Maksymchuk was a visiting writer or a writer in residence at Baruch College, University of Chicago, Institute for Advanced Study at the Central European University, University of Arkansas in Fayetteville, Cheuse Center for International Writers, and Villa Waldberta in Munich.
She won first place in the Richmond Lattimore and Joseph Brodsky-Stephen Spender translation competitions.
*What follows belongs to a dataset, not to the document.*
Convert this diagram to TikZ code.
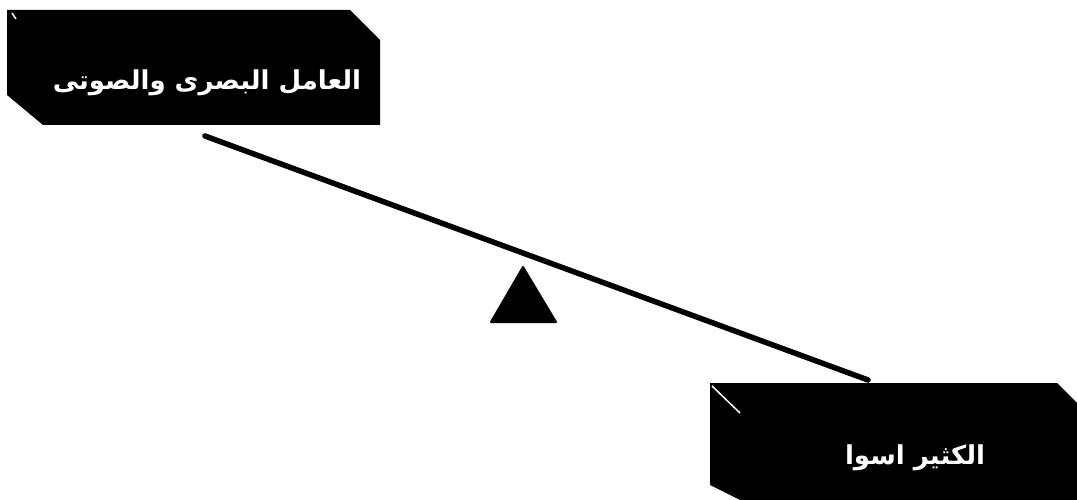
\documentclass[tikz,border=0pt]{standalone}
\usepackage{fontspec}
\newfontfamily\arabicfont[Script=Arabic]{DejaVu Sans}
\TeXXeTstate=1
\tikzset{
  boxfill/.style={fill=black,draw=none},
  boxtext/.style={text=white,font=\arabicfont\bfseries\fontsize{26}{30}\selectfont,inner sep=0pt},
  bevel/.style={draw=white,line width=1.5pt},
  beam/.style={draw=black,line width=5.5pt,line cap=round},
  fulcrum/.style={fill=black,draw=black,line width=2pt,line join=round}
}
\begin{document}
\begin{tikzpicture}[x=1pt,y=-1pt]
\useasboundingbox (0,0) rectangle (1077,500);
% top-left box
\fill[boxfill] (7,10) -- (350,10) -- (380,40) -- (380,125) -- (43,125) -- (7,95) -- cycle;
\draw[bevel] (12,13) -- (16,19);
\node[boxtext] (t1) at (207,83) {\beginR العامل البصرى والصوتى\endR};
% bottom-right box
\fill[boxfill] (710,383) -- (1057,383) -- (1077,403) -- (1077,500) -- (740,500) -- (710,485) -- cycle;
\draw[bevel] (712,386) -- (740,413);
\node[boxtext] (t2) at (915,458) {\beginR الكثير اسوا\endR};
% seesaw beam
\coordinate (b1) at (205,136);
\coordinate (b2) at (868,380);
\draw[beam] (b1) -- (b2);
% fulcrum
\coordinate (apex) at (523,267);
\coordinate (bl) at (491,322);
\coordinate (br) at (556,322);
\filldraw[fulcrum] (apex) -- (br) -- (bl) -- cycle;
\end{tikzpicture}
\end{document}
Her co-translation of Marianna Kiyanovska's collection The Voices of Babyn Yar was supported by a National Endowment for the Arts Translation Fellowship. It won the Scaglione Prize for Literary Translation from the Modern Language Association of America, Peterson Translated Book Award, and American Association for Ukrainian Studies Translation Prize.

As a Ukrainian-language poet, she is a recipient of Ihor-Bohdan Antonych(uk) and Smoloskyp(uk) prizes.

Her collection Still City was longlisted for the 2025 Griffin Poetry Prize and the 2025 PEN/Voelcker Award for Poetry.

==Personal life==
She lives between her hometown of Lviv in Ukraine and several cities in the U.S. and Europe.